Heading south, I walk by all of the war and Holocaust memorials. I think of the weirdos taking pictures of these ones. How will they tag it on Facebook? What filter will they use on Instagram?
Edith Piaf is not far, though her tomb is forgettable. Tourists catch a glimpse of her after searching, visibly disappointed. They continue on while the Little Sparrow’s voice is crooning somewhere in the city at that moment. It’s just a fact.
A mother is cleaning off her son’s tomb. I assume it’s his mom. He was like 36 when he died. She looks a bit older, and a little sad. It must be hard and I want to give her a hug. But I don’t.
The cobblestones start to take their toll. I tightrope walk on the curb for a while, since it’s smooth, and head to the exit. The guards will start ringing the bells soon to get us all out so that they can close up the shop. It was over 100 years ago that a man broke into the cemetery to eviscerate corpses, but I don’t want to stay out to see what happens here at night.

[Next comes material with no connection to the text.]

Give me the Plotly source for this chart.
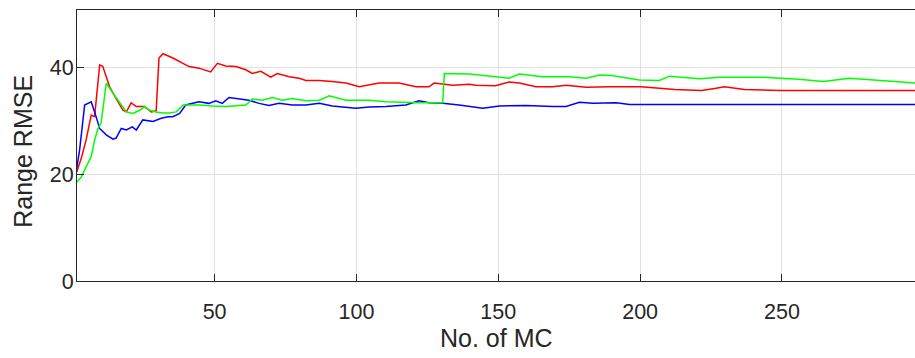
import plotly.graph_objects as go

# ---- data ----
red_x = [1, 3, 4.7, 6.5, 7.7, 9.5, 10.6, 13, 15.3, 17.7, 18.9, 20.6, 22.4, 25.3, 27.7, 29.4,
         30.4, 31.8, 35.3, 38.9, 41, 44.5, 48.6, 51, 53.9, 57.5, 61, 63.3, 66.3, 69.8, 72.1,
         76.3, 79.8, 82.2, 86.9, 91.5, 96.3, 101, 104.5, 108, 115, 121, 125.6, 127.4, 133.9,
         139.8, 142, 149, 153.8, 157.4, 163.3, 169.2, 173.9, 181, 189.2, 200.4, 212.2, 221.6,
         226.3, 229.7, 236.8, 242.7, 249.2, 300]
red_y = [19.8, 23, 26.4, 31.1, 30.8, 40.5, 40.2, 36.4, 34.2, 32, 31.7, 33.4, 32.7, 32.7, 31.7, 31.9,
         41.8, 42.6, 41.8, 40.8, 40.2, 39.9, 39.2, 40.8, 40.3, 40.2, 39.6, 38.9, 39.3, 38.2, 38.9,
         38.3, 38.0, 37.6, 37.6, 37.4, 37.1, 36.4, 36.7, 37.1, 37.1, 36.4, 36.4, 37.1, 36.7,
         36.9, 36.7, 36.6, 37.3, 37.1, 36.4, 36.4, 36.7, 36.3, 36.4, 36.4, 35.9, 35.7,
         36.1, 36.4, 35.9, 35.8, 35.7, 35.7]

blue_x = [1, 2.4, 4.2, 5.3, 6.5, 7.7, 9.5, 11.8, 14.2, 15.3, 17.1, 18.9, 21, 22.4, 24.7, 28.3,
          31.2, 33.6, 35.3, 37.7, 39.8, 44.5, 48, 50.4, 52.7, 55.1, 58.6, 62.1, 65.7, 69.2,
          72.7, 77.4, 82.2, 86.9, 91.5, 99.8, 104.5, 110.4, 117.4, 122.1, 125.6, 130.4, 136.2,
          139.8, 144.5, 150.4, 159.8, 169.2, 173.9, 178.6, 183.3, 191.6, 196.3, 300]
blue_y = [19.8, 24.5, 33, 33.3, 33.6, 31.7, 28.6, 27.4, 26.6, 26.8, 28.6, 28.3, 28.9, 28.3, 30.2, 29.9,
          30.5, 30.8, 30.8, 31.4, 33, 33.6, 33.3, 33.8, 33.3, 34.4, 34.1, 33.9, 33.3, 32.9,
          33.3, 33, 33, 33.3, 32.8, 32.4, 32.6, 32.7, 33, 33.8, 33.4, 33.3, 33,
          32.7, 32.4, 32.8, 32.9, 32.7, 32.7, 33.5, 33.3, 33.4, 33.1, 33.1]

green_x = [1, 3, 4.7, 6.5, 7.7, 8.9, 10, 11.8, 14.2, 16.5, 18.9, 21.2, 23.6, 25.3, 27.1, 29.4,
           31.8, 34, 36.5, 38.9, 44.5, 49.2, 53.9, 61, 63.3, 66.8, 70.4, 73.9, 77.4, 82.2, 86.9,
           90.4, 96.3, 104.5, 110.4, 122.1, 130.4, 131, 136.2, 139.8, 143.3, 149.1, 153.8, 157.4,
           165.6, 175, 181, 185.7, 190, 199.7, 206.8, 210.3, 220.9, 228, 242, 256, 264.5, 273.9,
           289.2, 300]
green_y = [18.3, 19.5, 21.4, 23.3, 26.4, 28.6, 29.6, 37.1, 35.2, 33.6, 31.7, 31.4, 32, 32.7, 32, 31.7,
           31.5, 31.5, 31.7, 33, 33, 32.8, 32.7, 33, 34.1, 33.9, 34.4, 33.9, 34.2, 33.8, 33.9,
           34.7, 33.9, 33.9, 33.6, 33.4, 33.4, 38.9, 38.9, 38.8, 38.6, 38.2, 38.0, 38.8,
           38.3, 38.3, 38.0, 38.6, 38.5, 37.7, 37.6, 38.4, 37.9, 38.2, 38.2, 37.8, 37.4, 38.0,
           37.4, 37.0]

x_ticks = [50, 100, 150, 200, 250]
y_ticks = [0, 20, 40]

FONT = "Liberation Sans, Arial, Helvetica, sans-serif"
AXC = "#262626"

fig = go.Figure()
for xs, ys, c in [(red_x, red_y, "#ff0000"), (blue_x, blue_y, "#0000ff"), (green_x, green_y, "#00ff00")]:
    fig.add_trace(go.Scatter(x=xs, y=ys, mode="lines", line=dict(color=c, width=1.5),
                             showlegend=False, hoverinfo="skip"))

fig.update_layout(
    width=915, height=358,
    margin=dict(l=77, r=0, t=10, b=77, pad=0),
    paper_bgcolor="white", plot_bgcolor="white",
    font=dict(family=FONT, color=AXC),
)
fig.update_xaxes(
    range=[1.5, 296.9], tickvals=x_ticks, ticks="inside", ticklen=7, tickcolor=AXC,
    showline=True, linecolor=AXC, linewidth=1, mirror="ticks",
    showgrid=True, gridcolor="#e0e0e0", gridwidth=1, zeroline=False,
    tickfont=dict(size=21.5, color=AXC, family=FONT), ticklabelstandoff=11,
)
fig.update_yaxes(
    range=[0, 50.8], tickvals=y_ticks, ticks="inside", ticklen=7, tickcolor=AXC,
    showline=True, linecolor=AXC, linewidth=1, mirror=False,
    showgrid=True, gridcolor="#e0e0e0", gridwidth=1, zeroline=False,
    tickfont=dict(size=21.5, color=AXC, family=FONT), ticklabelstandoff=-2,
)
fig.add_annotation(text="No. of MC", xref="paper", yref="paper", x=0.5006, y=-0.2085,
                   xanchor="center", yanchor="middle", showarrow=False,
                   font=dict(size=25, color=AXC, family=FONT))
fig.add_annotation(text="Range RMSE", xref="paper", yref="paper", x=-0.0644, y=0.477,
                   xanchor="center", yanchor="middle", textangle=-90, showarrow=False,
                   font=dict(size=25, color=AXC, family=FONT))

fig.write_html("out.html")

Ben Franklin said houseguests – like fish – begin to smell after three days. Though no one here would ever dare complain of my odor, and it’s only been like three hours, I wanted to be respectful.
On the way out, a sign alerted drivers that traffic would be restricted during the weekend, during All Saints’ Day. Parisians and family members would come for their annual visit. Predictable. Only true friends show up unannounced.
Maybe I’ll come back this winter, if it snows, and we’ll have some hot chocolate. I’m looking at you Emile-Justin Menier. Sarah Bernhardt can come, too. See ya soon.